Bill did well in New York as a Marxist writer and leader of the FIT. However, New York City was not Bill’s kind of town and he was happy to return to Kansas City in 1990. Here, Bill focused on the trade union movement. He continued to try to build branches of the different wings of the Trotskyist diaspora:the FIT, Solidarity and finally Socialist Action. However, none of his efforts were able to conquer the difficulties of the period and overcome the general crisis of the revolutionary left.
Bill and daily life
Bill glorified in his persona of an American worker of the 1950s and 60s. Always wearing a cap, smoking Lucky Strikes or Camels, an avid baseball fan, a lover of Kansas City barbecue, a regular watcher of Star Trek, Major Crimes, and NCIS, a systematic reader of the local paper, Bill was about as far away from the stereotype of a far left activist as one could be. I think he relished this aspect of his personality. For decades, he would answer the simple question, “How are you” with the refrain, “As well as can be expected for a man of my age and condition.”
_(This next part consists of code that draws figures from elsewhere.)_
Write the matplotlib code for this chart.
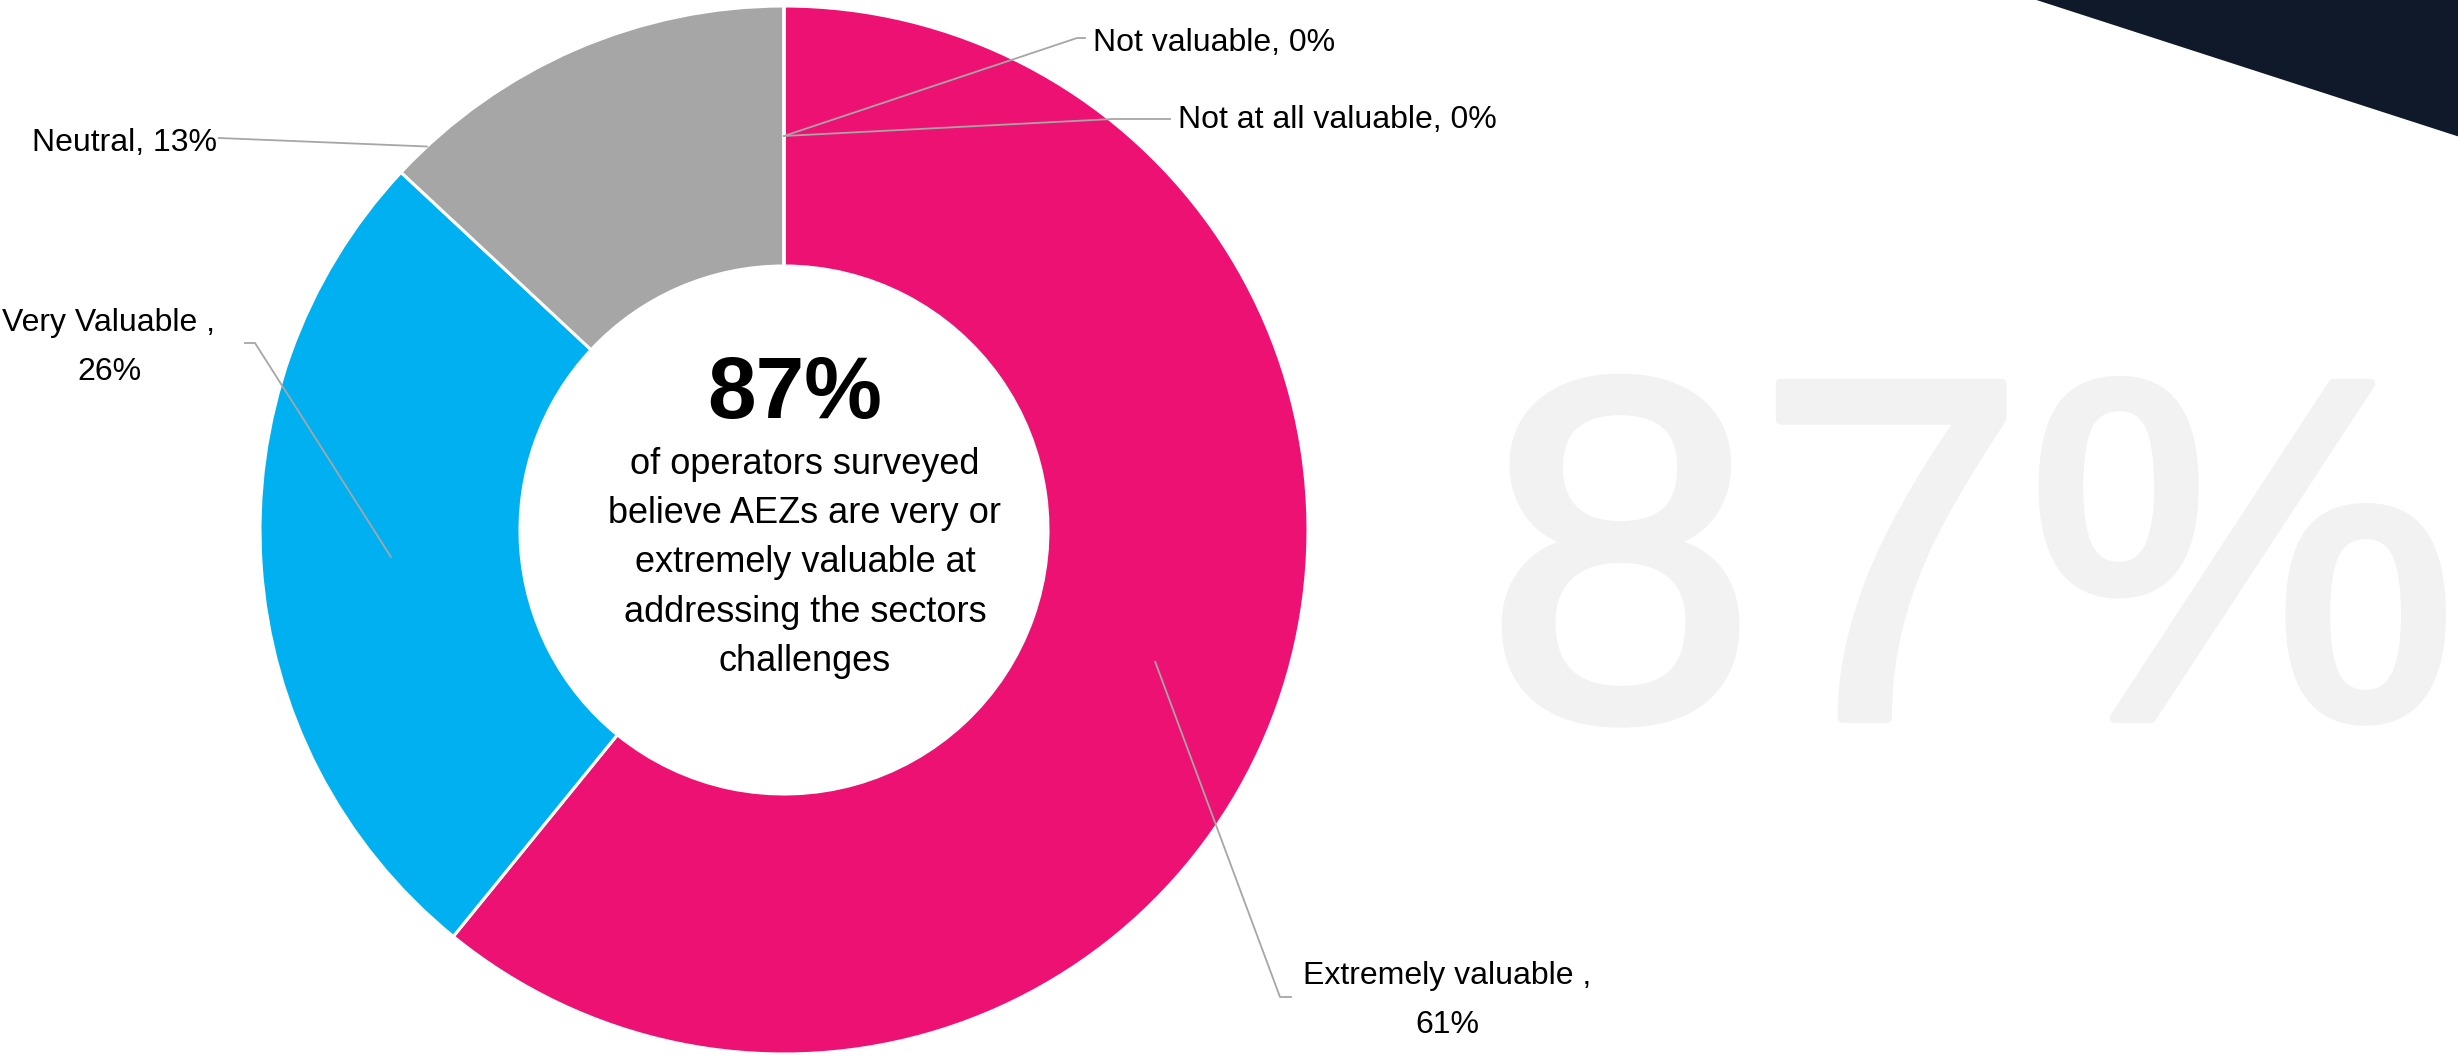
import numpy as np
import matplotlib
matplotlib.use("Agg")
import matplotlib.pyplot as plt
import matplotlib.patheffects as pe
from matplotlib.patches import Polygon

# ---------------- data ----------------
categories = ["Extremely valuable", "Very Valuable", "Neutral",
              "Not valuable", "Not at all valuable"]
counts = [14, 6, 3, 0, 0]                 # respondents (61%, 26%, 13%, 0%, 0%)
pct_labels = ["61%", "26%", "13%", "0%", "0%"]
colors = ["#ED1174", "#00B0F0", "#A6A6A6", "#7F7F7F", "#595959"]
headline = "87%"
headline_lines = ["of operators surveyed", "believe AEZs are very or",
                  "extremely valuable at", "addressing the sectors", "challenges"]

FONT = ["Liberation Sans", "DejaVu Sans"]
plt.rcParams["font.family"] = FONT

W, H = 2458, 1060
fig = plt.figure(figsize=(W / 100, H / 100), dpi=100)
ax = fig.add_axes([0, 0, 1, 1])

cx, cy, R, RING = 784, 530, 524, 260
RMID = R - RING / 2

# axes in pixel-like units, y pointing down -> start at top, clockwise on screen
wedges, _ = ax.pie(counts, colors=colors, startangle=-90, counterclock=True,
                   radius=R, center=(cx, cy),
                   wedgeprops=dict(width=RING, edgecolor="white", linewidth=2.2))
ax.set_xlim(0, W)
ax.set_ylim(H, 0)
ax.set_aspect("equal")
ax.axis("off")

# background decorations
ax.text(1972, 718, headline, fontsize=350, color="#F2F2F2", ha="center",
        va="baseline", zorder=0,
        path_effects=[pe.withStroke(linewidth=7, foreground="#F2F2F2")])
ax.add_patch(Polygon([(2021, -5), (W + 5, -5), (W + 5, 138)], closed=True,
                     facecolor="#0F1929", edgecolor="none", zorder=0.5))

# centre text (va='baseline' on multi-line text anchors the last line)
ax.text(795, 418, headline, fontsize=63, fontweight="bold", ha="center",
        va="baseline", color="black")
ax.text(805, 671, "\n".join(headline_lines), fontsize=26, ha="center",
        va="baseline", multialignment="center", linespacing=1.53, color="black")


def wedge_mid(w, r):
    t = np.deg2rad((w.theta1 + w.theta2) / 2)
    return cx + r * np.cos(t), cy + r * np.sin(t)


def at_angle(theta_deg, r):
    t = np.deg2rad(theta_deg)
    return cx + r * np.cos(t), cy + r * np.sin(t)


LC = "#A6A6A6"
LW = 1.3
LFS = 23

# Extremely valuable
ax_, ay_ = wedge_mid(wedges[0], RMID)
ax.plot([ax_, 1280, 1291], [ay_, 997, 997], color=LC, lw=LW)
ax.text(1447, 1033, f"{categories[0]} ,\n{pct_labels[0]}", fontsize=LFS,
        ha="center", va="baseline", multialignment="center", linespacing=1.82)

# Very Valuable
bx, by = wedge_mid(wedges[1], RMID)
ax.plot([245, 255, bx], [343, 343, by], color=LC, lw=LW)
ax.text(109, 380, f"{categories[1]} ,\n{pct_labels[1]}", fontsize=LFS,
        ha="center", va="baseline", multialignment="center", linespacing=1.82)

# Neutral
nx, ny = at_angle(wedges[2].theta1 + 4, R)
ax.plot([219, nx], [138, ny], color=LC, lw=LW)
ax.text(217, 151, f"{categories[2]}, {pct_labels[2]}", fontsize=LFS,
        ha="right", va="baseline")

# zero wedges
zx, zy = wedge_mid(wedges[3], RMID)
ax.plot([zx, 1077, 1085], [zy, 38, 38], color=LC, lw=LW)
ax.text(1093, 51, f"{categories[3]}, {pct_labels[3]}", fontsize=LFS,
        ha="left", va="baseline")

zx2, zy2 = wedge_mid(wedges[4], RMID)
ax.plot([zx2, 1113, 1170], [zy2, 119, 119], color=LC, lw=LW)
ax.text(1178, 128, f"{categories[4]}, {pct_labels[4]}", fontsize=LFS,
        ha="left", va="baseline")

fig.savefig("out.png", dpi=100, facecolor="white")
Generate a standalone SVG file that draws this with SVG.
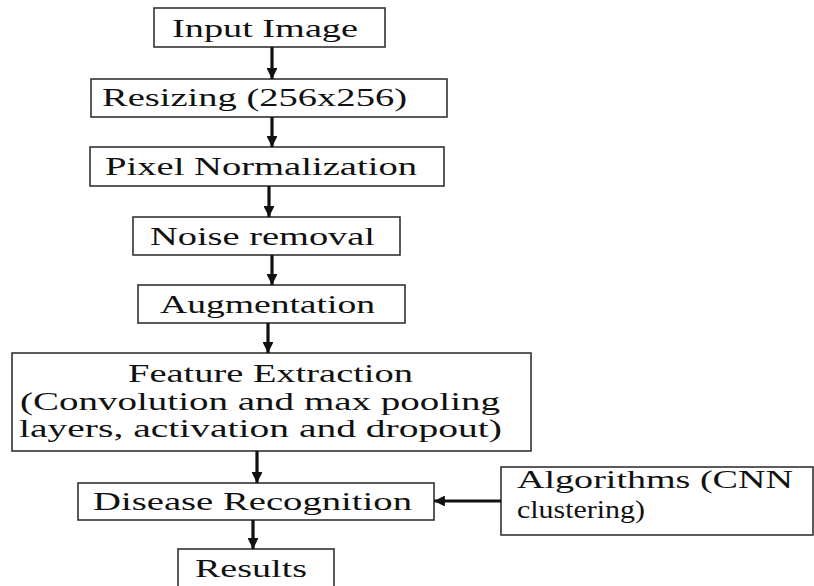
<svg xmlns="http://www.w3.org/2000/svg" width="814" height="586" viewBox="0 0 814 586">
  <defs>
    <marker id="head" viewBox="0 0 10 10" refX="10" refY="5" markerWidth="4" markerHeight="3.4" markerUnits="strokeWidth" orient="auto">
      <path d="M0,0 L10,5 L0,10 Z" fill="#111"/>
    </marker>
    <style>
      .box { fill: #fff; stroke: #333; stroke-width: 1.6; }
      .lbl { font-family: "Liberation Serif", "Times New Roman", serif; font-size: 25px; fill: #111; }
      .link { stroke: #111; stroke-width: 3.2; fill: none; marker-end: url(#head); }
    </style>
  </defs>
  <rect width="814" height="586" fill="#fff"/>

  <g id="input-image">
    <rect class="box" x="154" y="8" width="231" height="39"/>
    <text class="lbl" x="172" y="37" textLength="186" lengthAdjust="spacingAndGlyphs">Input Image</text>
  </g>
  <g id="resizing">
    <rect class="box" x="91" y="79" width="356" height="38"/>
    <text class="lbl" x="102" y="106" textLength="305" lengthAdjust="spacingAndGlyphs">Resizing (256x256)</text>
  </g>
  <g id="pixel-normalization">
    <rect class="box" x="90" y="147" width="354" height="39"/>
    <text class="lbl" x="105" y="175" textLength="312" lengthAdjust="spacingAndGlyphs">Pixel Normalization</text>
  </g>
  <g id="noise-removal">
    <rect class="box" x="133" y="217" width="267" height="38"/>
    <text class="lbl" x="150" y="245" textLength="225" lengthAdjust="spacingAndGlyphs">Noise removal</text>
  </g>
  <g id="augmentation">
    <rect class="box" x="138" y="285" width="267" height="38"/>
    <text class="lbl" x="160" y="313" textLength="215" lengthAdjust="spacingAndGlyphs">Augmentation</text>
  </g>
  <g id="feature-extraction">
    <rect class="box" x="12" y="353" width="519" height="98"/>
    <text class="lbl" x="128" y="382" textLength="285" lengthAdjust="spacingAndGlyphs">Feature Extraction</text>
    <text class="lbl" x="20" y="410" textLength="480" lengthAdjust="spacingAndGlyphs">(Convolution and max pooling</text>
    <text class="lbl" x="19" y="437" textLength="483" lengthAdjust="spacingAndGlyphs">layers, activation and dropout)</text>
  </g>
  <g id="disease-recognition">
    <rect class="box" x="78" y="483" width="356" height="37"/>
    <text class="lbl" x="93" y="510" textLength="319" lengthAdjust="spacingAndGlyphs">Disease Recognition</text>
  </g>
  <g id="results">
    <rect class="box" x="178" y="549" width="156" height="45"/>
    <text class="lbl" x="195" y="577" textLength="112" lengthAdjust="spacingAndGlyphs">Results</text>
  </g>
  <g id="algorithms">
    <rect class="box" x="501" y="467" width="312" height="68"/>
    <text class="lbl" x="517" y="488" textLength="276" lengthAdjust="spacingAndGlyphs">Algorithms (CNN</text>
    <text class="lbl" x="517" y="518" textLength="128" lengthAdjust="spacingAndGlyphs">clustering)</text>
  </g>

  <g id="connectors">
    <line class="link" x1="272" y1="47" x2="272" y2="79"/>
    <line class="link" x1="272" y1="117" x2="272" y2="147"/>
    <line class="link" x1="269" y1="186" x2="269" y2="217"/>
    <line class="link" x1="272" y1="255" x2="272" y2="285"/>
    <line class="link" x1="268" y1="323" x2="268" y2="353"/>
    <line class="link" x1="257" y1="451" x2="257" y2="483"/>
    <line class="link" x1="253" y1="520" x2="253" y2="549"/>
    <line class="link" x1="501" y1="501" x2="434" y2="501"/>
  </g>
</svg>
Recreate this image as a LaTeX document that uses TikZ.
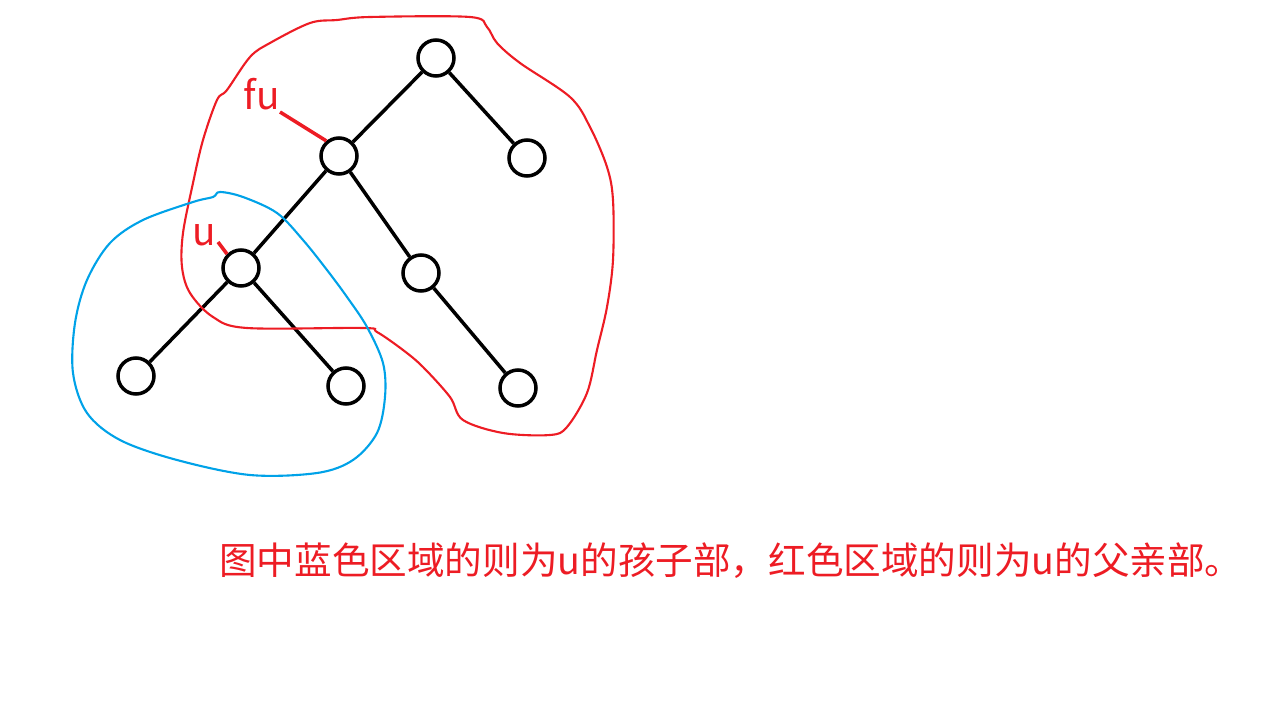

Behind all the pretending not to know the difference between a hash tag and a hash brown, I think Bill was sending comrades the message not to be pretentious and pretend to be more than you are. I also think that he was stressing the need to breakout of ingrown left circles and pay attention to the real workers movement.
Conclusion
Since 1984, I have spent literally thousands of hours discussing politics with Bill Onasch. I learned many things in those conversations. Four of them may be particularly relevant for revolutionary socialists today.
One, always keep your eyes on the real workers movement. The working class is the force that is going to change society. If we’re going to make a contribution, we have to understand the labor movement, warts and all. Understanding the class struggle accurately is one of our main tasks.
Two, we have to work on really analyzing the US political scene. No one will, or should, take us seriously unless we have a serious understanding of the economic situation, the state of bourgeois politics, and the overall social situation.
Three, understanding Marxist theory is an indispensable first step. But the real challenge is to intelligently apply it in new and unforeseen situations. Repetition and analogy are no substitutes for concrete analysis.
Four, revolutionary socialists are in tiny organizations facing a vast task of changing the world. We are obviously in for a very long haul. A calm patient approach is the only way to survive. Bill lived Trotsky’s adage that all revolutionaries need a sense of proportion and a sense of humor.
In conclusion, here are some of the plans that Bill’s wife Mary and his friends have made.
*Condolence letters should be sent to Mary Erio at billonasch@yahoo.com
*Donations in Bill’s honor should be made to the United Electrical workers union.
The UE’s address is:
4 Smithfield Street, Floor 9, Pittsburgh, PA 15222-2226
Checks should be made payable to : UER&MWA
*There will be an online memorial meeting in the fall. Jeff Mackler of Socialist Action has kindly agreed to help organize this.
Many socialist obituaries end with the words of the great labor anthem Joe Hill.
From San Diego up to Maine,
In every mine and mill –
Where working men defend their rights
It’s there you’ll find Joe Hill.
It’s there you’ll find Joe Hill.
It’s there you’ll find Bill Onasch. You might also find him wherever people drink cans of Pepsi, eat Bryant’s barbecue, and smoke Lucky Strikes.